*Problem to solve*. All the data below goes into the copy word for word, but the pictures don't.
___ Source excerpt ___
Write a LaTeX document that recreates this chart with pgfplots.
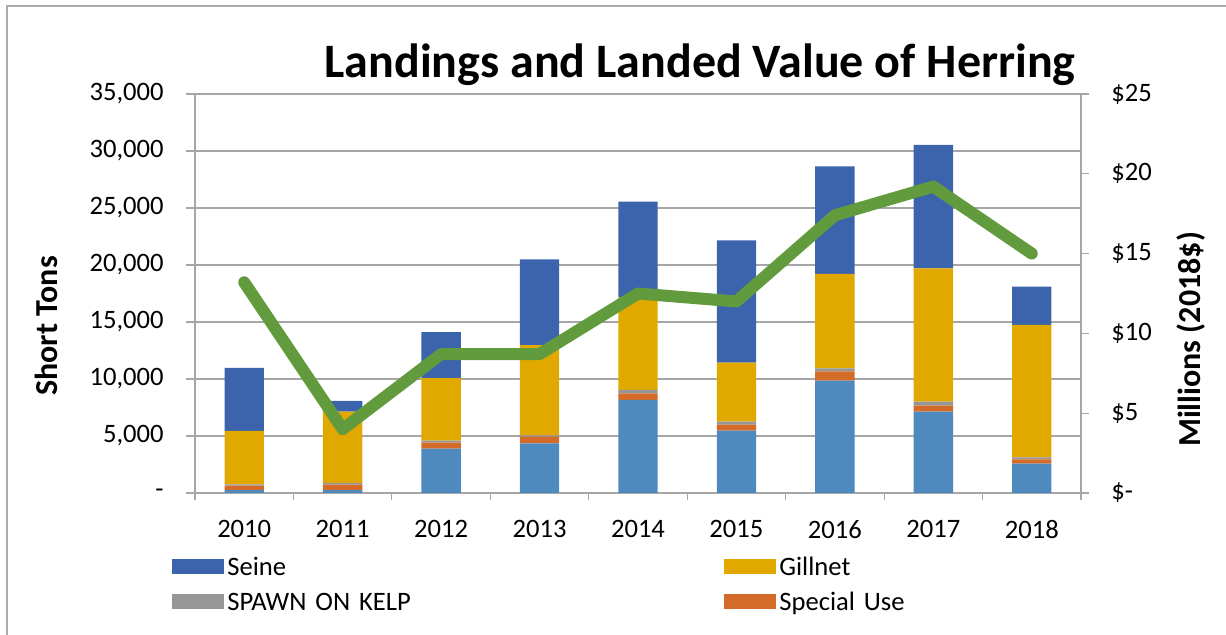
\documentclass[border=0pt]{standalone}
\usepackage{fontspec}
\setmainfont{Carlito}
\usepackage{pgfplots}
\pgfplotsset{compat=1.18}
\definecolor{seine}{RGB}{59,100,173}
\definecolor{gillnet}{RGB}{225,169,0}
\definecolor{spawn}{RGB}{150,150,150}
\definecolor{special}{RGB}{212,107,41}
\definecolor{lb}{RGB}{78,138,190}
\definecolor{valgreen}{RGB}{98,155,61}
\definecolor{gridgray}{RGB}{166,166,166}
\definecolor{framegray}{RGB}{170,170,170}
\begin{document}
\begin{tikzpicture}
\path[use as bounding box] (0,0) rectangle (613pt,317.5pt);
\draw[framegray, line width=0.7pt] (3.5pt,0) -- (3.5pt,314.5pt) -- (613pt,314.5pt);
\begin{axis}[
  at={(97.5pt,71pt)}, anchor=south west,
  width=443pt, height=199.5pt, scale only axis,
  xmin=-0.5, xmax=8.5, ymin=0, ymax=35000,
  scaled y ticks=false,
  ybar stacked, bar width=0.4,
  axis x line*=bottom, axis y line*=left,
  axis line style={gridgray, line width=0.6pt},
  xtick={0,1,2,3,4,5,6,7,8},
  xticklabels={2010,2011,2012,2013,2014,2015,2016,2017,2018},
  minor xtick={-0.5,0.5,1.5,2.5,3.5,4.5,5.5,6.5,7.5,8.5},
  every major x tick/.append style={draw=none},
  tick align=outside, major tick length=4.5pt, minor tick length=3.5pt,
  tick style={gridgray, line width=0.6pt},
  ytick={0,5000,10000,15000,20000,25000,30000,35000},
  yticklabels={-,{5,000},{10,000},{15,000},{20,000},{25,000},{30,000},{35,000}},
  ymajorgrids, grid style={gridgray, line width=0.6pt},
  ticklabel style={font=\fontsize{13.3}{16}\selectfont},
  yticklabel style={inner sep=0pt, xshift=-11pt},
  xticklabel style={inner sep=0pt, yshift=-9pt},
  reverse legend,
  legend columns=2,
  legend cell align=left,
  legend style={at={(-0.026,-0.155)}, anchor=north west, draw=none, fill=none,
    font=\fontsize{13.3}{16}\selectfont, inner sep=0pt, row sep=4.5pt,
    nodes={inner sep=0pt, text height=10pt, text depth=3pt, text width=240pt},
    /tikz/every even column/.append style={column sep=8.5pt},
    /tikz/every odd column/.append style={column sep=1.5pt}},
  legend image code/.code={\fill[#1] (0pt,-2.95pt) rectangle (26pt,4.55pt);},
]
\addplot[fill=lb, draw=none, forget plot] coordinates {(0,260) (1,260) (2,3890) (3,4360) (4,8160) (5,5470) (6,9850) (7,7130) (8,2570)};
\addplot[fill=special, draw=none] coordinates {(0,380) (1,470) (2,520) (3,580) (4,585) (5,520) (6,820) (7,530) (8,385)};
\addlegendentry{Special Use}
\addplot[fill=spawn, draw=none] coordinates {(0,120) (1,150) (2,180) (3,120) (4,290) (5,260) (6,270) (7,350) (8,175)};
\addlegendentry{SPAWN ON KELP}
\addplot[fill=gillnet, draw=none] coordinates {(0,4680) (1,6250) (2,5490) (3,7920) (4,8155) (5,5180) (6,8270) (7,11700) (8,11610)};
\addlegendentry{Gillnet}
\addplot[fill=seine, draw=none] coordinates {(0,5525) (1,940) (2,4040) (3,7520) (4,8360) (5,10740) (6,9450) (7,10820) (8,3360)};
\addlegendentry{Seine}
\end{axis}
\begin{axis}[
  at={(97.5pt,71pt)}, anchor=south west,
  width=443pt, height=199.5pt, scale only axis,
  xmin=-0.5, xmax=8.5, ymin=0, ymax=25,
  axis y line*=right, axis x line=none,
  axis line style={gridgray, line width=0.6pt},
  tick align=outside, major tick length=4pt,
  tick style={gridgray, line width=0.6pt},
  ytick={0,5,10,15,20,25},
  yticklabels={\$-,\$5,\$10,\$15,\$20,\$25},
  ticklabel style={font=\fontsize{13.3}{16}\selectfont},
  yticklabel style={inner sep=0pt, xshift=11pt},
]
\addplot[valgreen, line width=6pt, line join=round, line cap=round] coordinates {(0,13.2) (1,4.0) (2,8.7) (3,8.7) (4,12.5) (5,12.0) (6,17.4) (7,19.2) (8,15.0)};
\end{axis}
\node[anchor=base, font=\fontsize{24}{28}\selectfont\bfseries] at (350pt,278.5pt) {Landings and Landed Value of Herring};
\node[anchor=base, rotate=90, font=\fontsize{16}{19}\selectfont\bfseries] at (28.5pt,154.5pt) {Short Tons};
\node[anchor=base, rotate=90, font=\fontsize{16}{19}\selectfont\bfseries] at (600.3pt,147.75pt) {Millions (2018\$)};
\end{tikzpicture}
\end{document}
___
*Solution*.
Write a LaTeX document that recreates this chart with pgfplots.
\documentclass[border=0pt]{standalone}
\usepackage{fontspec}
\setmainfont{Carlito}
\usepackage{pgfplots}
\pgfplotsset{compat=1.18}
\definecolor{seine}{RGB}{59,100,173}
\definecolor{gillnet}{RGB}{225,169,0}
\definecolor{spawn}{RGB}{150,150,150}
\definecolor{special}{RGB}{212,107,41}
\definecolor{lb}{RGB}{78,138,190}
\definecolor{valgreen}{RGB}{98,155,61}
\definecolor{gridgray}{RGB}{166,166,166}
\definecolor{framegray}{RGB}{170,170,170}
\begin{document}
\begin{tikzpicture}
\path[use as bounding box] (0,0) rectangle (613pt,317.5pt);
\draw[framegray, line width=0.7pt] (3.5pt,0) -- (3.5pt,314.5pt) -- (613pt,314.5pt);
\begin{axis}[
  at={(97.5pt,71pt)}, anchor=south west,
  width=443pt, height=199.5pt, scale only axis,
  xmin=-0.5, xmax=8.5, ymin=0, ymax=35000,
  scaled y ticks=false,
  ybar stacked, bar width=0.4,
  axis x line*=bottom, axis y line*=left,
  axis line style={gridgray, line width=0.6pt},
  xtick={0,1,2,3,4,5,6,7,8},
  xticklabels={2010,2011,2012,2013,2014,2015,2016,2017,2018},
  minor xtick={-0.5,0.5,1.5,2.5,3.5,4.5,5.5,6.5,7.5,8.5},
  every major x tick/.append style={draw=none},
  tick align=outside, major tick length=4.5pt, minor tick length=3.5pt,
  tick style={gridgray, line width=0.6pt},
  ytick={0,5000,10000,15000,20000,25000,30000,35000},
  yticklabels={-,{5,000},{10,000},{15,000},{20,000},{25,000},{30,000},{35,000}},
  ymajorgrids, grid style={gridgray, line width=0.6pt},
  ticklabel style={font=\fontsize{13.3}{16}\selectfont},
  yticklabel style={inner sep=0pt, xshift=-11pt},
  xticklabel style={inner sep=0pt, yshift=-9pt},
  reverse legend,
  legend columns=2,
  legend cell align=left,
  legend style={at={(-0.026,-0.155)}, anchor=north west, draw=none, fill=none,
    font=\fontsize{13.3}{16}\selectfont, inner sep=0pt, row sep=4.5pt,
    nodes={inner sep=0pt, text height=10pt, text depth=3pt, text width=240pt},
    /tikz/every even column/.append style={column sep=8.5pt},
    /tikz/every odd column/.append style={column sep=1.5pt}},
  legend image code/.code={\fill[#1] (0pt,-2.95pt) rectangle (26pt,4.55pt);},
]
\addplot[fill=lb, draw=none, forget plot] coordinates {(0,260) (1,260) (2,3890) (3,4360) (4,8160) (5,5470) (6,9850) (7,7130) (8,2570)};
\addplot[fill=special, draw=none] coordinates {(0,380) (1,470) (2,520) (3,580) (4,585) (5,520) (6,820) (7,530) (8,385)};
\addlegendentry{Special Use}
\addplot[fill=spawn, draw=none] coordinates {(0,120) (1,150) (2,180) (3,120) (4,290) (5,260) (6,270) (7,350) (8,175)};
\addlegendentry{SPAWN ON KELP}
\addplot[fill=gillnet, draw=none] coordinates {(0,4680) (1,6250) (2,5490) (3,7920) (4,8155) (5,5180) (6,8270) (7,11700) (8,11610)};
\addlegendentry{Gillnet}
\addplot[fill=seine, draw=none] coordinates {(0,5525) (1,940) (2,4040) (3,7520) (4,8360) (5,10740) (6,9450) (7,10820) (8,3360)};
\addlegendentry{Seine}
\end{axis}
\begin{axis}[
  at={(97.5pt,71pt)}, anchor=south west,
  width=443pt, height=199.5pt, scale only axis,
  xmin=-0.5, xmax=8.5, ymin=0, ymax=25,
  axis y line*=right, axis x line=none,
  axis line style={gridgray, line width=0.6pt},
  tick align=outside, major tick length=4pt,
  tick style={gridgray, line width=0.6pt},
  ytick={0,5,10,15,20,25},
  yticklabels={\$-,\$5,\$10,\$15,\$20,\$25},
  ticklabel style={font=\fontsize{13.3}{16}\selectfont},
  yticklabel style={inner sep=0pt, xshift=11pt},
]
\addplot[valgreen, line width=6pt, line join=round, line cap=round] coordinates {(0,13.2) (1,4.0) (2,8.7) (3,8.7) (4,12.5) (5,12.0) (6,17.4) (7,19.2) (8,15.0)};
\end{axis}
\node[anchor=base, font=\fontsize{24}{28}\selectfont\bfseries] at (350pt,278.5pt) {Landings and Landed Value of Herring};
\node[anchor=base, rotate=90, font=\fontsize{16}{19}\selectfont\bfseries] at (28.5pt,154.5pt) {Short Tons};
\node[anchor=base, rotate=90, font=\fontsize{16}{19}\selectfont\bfseries] at (600.3pt,147.75pt) {Millions (2018\$)};
\end{tikzpicture}
\end{document}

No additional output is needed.